How Fusebill Fits into the Broader SaaS and Web3 Stack

Even though Fusebill is not a crypto-native protocol like WalletConnect, IPFS, or a smart contract billing rail, it still matters in the broader digital infrastructure stack. Many Web3-adjacent and blockchain-based businesses still monetize through familiar SaaS models: subscriptions, API plans, enterprise support, and metered infrastructure access.

For example, a decentralized infrastructure company might use on-chain identity, token-gated access, or distributed storage for product delivery, while still relying on a subscription billing platform for fiat invoicing, account management, and renewals.

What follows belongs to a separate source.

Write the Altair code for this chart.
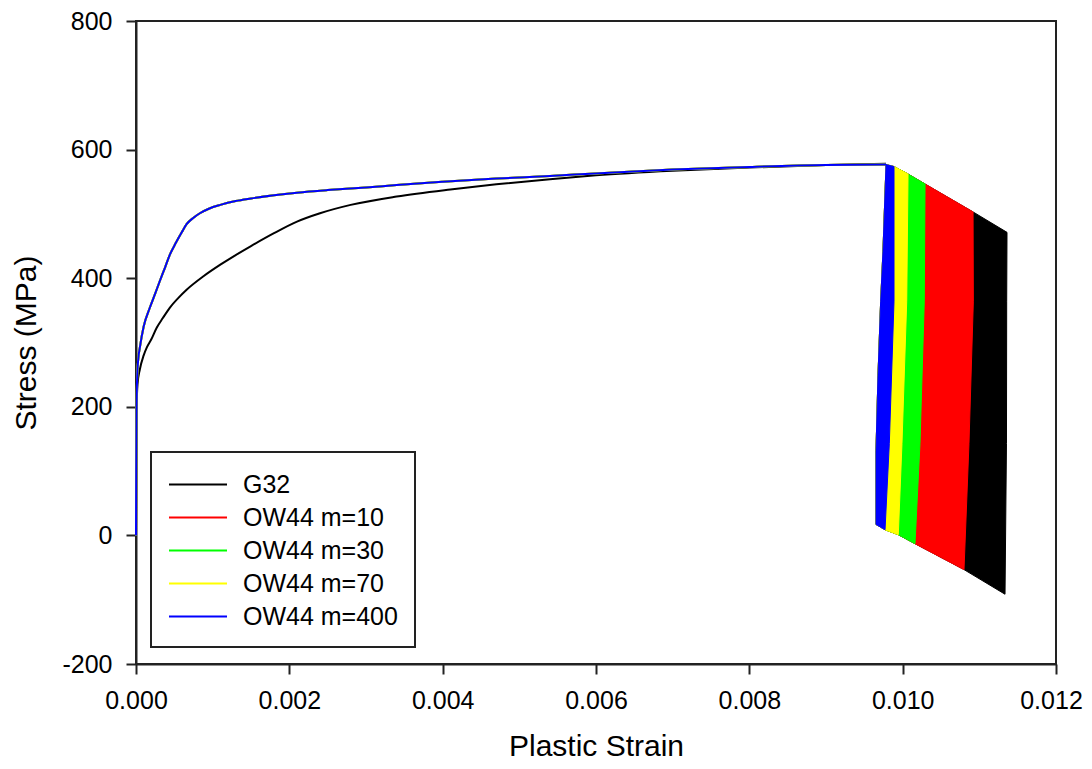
import altair as alt
import pandas as pd

FONT = "Liberation Sans"

series = ["G32", "OW44 m=10", "OW44 m=30", "OW44 m=70", "OW44 m=400"]
colors = ["#000000", "#ff0000", "#00ff00", "#ffff00", "#0000ff"]

# hardening curves (plastic strain, stress MPa)
g32_strain = [0.0, 0.000003, 0.000008, 0.00002, 0.00005, 0.0001, 0.00014, 0.0002,
              0.00027, 0.00035, 0.00044, 0.00055, 0.00066, 0.00088, 0.0011, 0.0013,
              0.0015, 0.0018, 0.0021, 0.0024, 0.0028, 0.0034, 0.0041, 0.0047,
              0.0054, 0.006, 0.007, 0.008, 0.009, 0.009783]
g32_stress = [0, 120, 200, 235, 258, 280, 292, 305,
              323, 338, 354, 369, 382, 403, 421, 436,
              450, 470, 488, 501, 514, 527, 538, 546,
              554, 560, 567, 572, 576, 578]

ow44_strain = [0.0, 0.000003, 0.000008, 0.000015, 0.00003, 0.00005, 0.0001, 0.00018,
               0.00025, 0.000312, 0.00038, 0.000443, 0.00052, 0.000595, 0.00066,
               0.00075, 0.000833, 0.00095, 0.0011, 0.0013, 0.0015, 0.0018, 0.0021,
               0.0025, 0.003, 0.0034, 0.004, 0.0047, 0.0054, 0.006, 0.007, 0.008,
               0.009, 0.009783]
ow44_stress = [0, 100, 200, 245, 275, 292, 325, 354,
               376, 396, 417, 437, 455, 471, 484,
               494, 501, 508, 514, 520, 524, 529, 533,
               537, 541, 545, 550, 555, 559, 563, 569, 573,
               576, 576.7]

# softening / cyclic region outlines
top_strain = [0.009783, 0.009887, 0.010070, 0.010292, 0.010918, 0.011361]
top_stress = [576.7, 573.6, 562.0, 546.5, 503.1, 471.3]
bot_strain = [0.009652, 0.009770, 0.009943, 0.010161, 0.010800, 0.011335]
bot_stress = [17.1, 8.8, 1.1, -12.9, -53.2, -91.5]
left_strain = [0.009783, 0.009743, 0.009713, 0.009678, 0.009652, 0.009652]
left_stress = [576.7, 441.9, 364.3, 248.1, 131.8, 17.1]
right_mid_stress = [364.3, 143.0]
right_mid_strain = {
    "OW44 m=400": [0.009887, 0.009826],
    "OW44 m=70": [0.010053, 0.009991],
    "OW44 m=30": [0.010282, 0.010226],
    "OW44 m=10": [0.010922, 0.010865],
    "G32": [0.011357, 0.011354],
}
band_end = {"OW44 m=400": 1, "OW44 m=70": 2, "OW44 m=30": 3, "OW44 m=10": 4, "G32": 5}

x_ticks = [0.0, 0.002, 0.004, 0.006, 0.008, 0.010, 0.012]
y_ticks = [-200, 0, 200, 400, 600, 800]

xs = alt.Scale(domain=[0, 0.012], nice=False, zero=False)
ys = alt.Scale(domain=[-200, 800], nice=False, zero=False)
cscale = alt.Scale(domain=series, range=colors)

X = alt.X("strain:Q", scale=xs,
          axis=alt.Axis(values=x_ticks, format=".3f", title="Plastic Strain",
                        labelFlush=False,
                        labelOffset={"condition": {"test": "datum.value >= 0.0119",
                                                   "value": -5}, "value": 0}))
Y = alt.Y("stress:Q", scale=ys,
          axis=alt.Axis(values=y_ticks, labelExpr="toString(datum.value)",
                        title="Stress (MPa)", labelFlush=False))

legend = alt.Legend(title=None, orient="none", legendX=15, legendY=431,
                    padding=17, strokeColor="#222", fillColor="white",
                    symbolType="M-1,0H3", symbolSize=841, symbolStrokeWidth=2,
                    labelFontSize=25, labelFont=FONT, labelOffset=44,
                    labelColor="black", rowPadding=4)

layers = []
for s, c in zip(series, colors):
    if s == "G32":
        cs, cv = g32_strain, g32_stress
    else:
        cs, cv = ow44_strain, ow44_stress
    cdf = pd.DataFrame({"strain": cs, "stress": cv, "series": s,
                        "i": list(range(len(cs)))})
    layers.append(
        alt.Chart(cdf).mark_line(strokeWidth=2, interpolate="monotone").encode(
            x=X, y=Y, order="i:Q",
            color=alt.Color("series:N", scale=cscale, legend=legend))
    )
    k = band_end[s]
    px = top_strain[:k + 1] + right_mid_strain[s] + bot_strain[:k + 1][::-1] + left_strain[::-1]
    py = top_stress[:k + 1] + right_mid_stress + bot_stress[:k + 1][::-1] + left_stress[::-1]
    pdf = pd.DataFrame({"strain": px, "stress": py, "i": list(range(len(px)))})
    layers.append(
        alt.Chart(pdf).mark_line(fill=c, stroke=c, strokeWidth=1).encode(
            x=X, y=Y, order="i:Q")
    )

chart = alt.layer(*layers).properties(
    width=920, height=643,
    autosize=alt.AutoSizeParams(type="none"),
    padding={"left": 128, "top": 13, "right": 28, "bottom": 97},
).configure_view(stroke="#222", strokeWidth=2).configure_axis(
    grid=False, domainColor="#222", domainWidth=2, tickColor="#222", tickWidth=2,
    tickSize=10, labelPadding=14, labelFont=FONT, labelFontSize=25,
    labelColor="black", titleFont=FONT, titleFontSize=30, titleFontWeight="normal",
    titleColor="black"
).configure_axisX(titlePadding=18).configure_axisY(titlePadding=20).configure_legend(
    strokeWidth=2
)

chart.save("out.html", embed_options={"renderer": "svg", "actions": False})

In that setup, Fusebill serves the commercial layer, while the decentralized internet stack handles delivery and authentication.

This is increasingly relevant right now because many crypto-native systems are becoming more enterprise-facing. Revenue infrastructure still needs reliability, auditability, and compatibility with accounting systems.

FAQ

What is Fusebill mainly used for?

Fusebill is mainly used for subscription billing management. Teams use it for recurring invoices, payment collection, dunning, plan changes, renewals, and revenue operations.

Is Fusebill good for SaaS companies?

Yes, especially for B2B SaaS companies with invoiced billing, annual contracts, or complex subscription models. It is less ideal for very simple self-serve products.

How do finance teams benefit from Fusebill?

Finance teams use it to automate invoicing, reduce manual collections, manage failed payments, and improve recurring revenue visibility.

Can Fusebill handle usage-based billing?

Yes, but it works best when usage data is reliable and pricing rules are clearly defined. Weak event tracking can create disputes and reconciliation issues.

Do customer success teams need access to Fusebill?

Often yes. Customer success teams use billing data during renewals, expansion conversations, payment issue resolution, and retention workflows.

Is Fusebill better than Stripe Billing?

It depends on the business model. Stripe Billing is often faster for simpler self-serve setups. Fusebill is usually stronger for operationally complex subscription businesses that need more B2B billing control.

When should a startup switch to Fusebill?

A startup should consider switching when billing exceptions become frequent, manual invoice work increases, and finance or RevOps can no longer manage recurring revenue through lightweight tools.

Final Summary

Teams use Fusebill to manage the messy middle of subscription revenue. Sales uses it to operationalize contracts. Finance uses it to automate invoicing and collections. Customer success uses it to support renewals and reduce churn. Product and RevOps use it to launch more advanced pricing models.

Fusebill works best when billing complexity is already part of the business model. It is not magic, and it is not lightweight. But for recurring revenue companies with real contract, invoicing, and pricing needs, it can become a critical piece of the revenue infrastructure stack in 2026.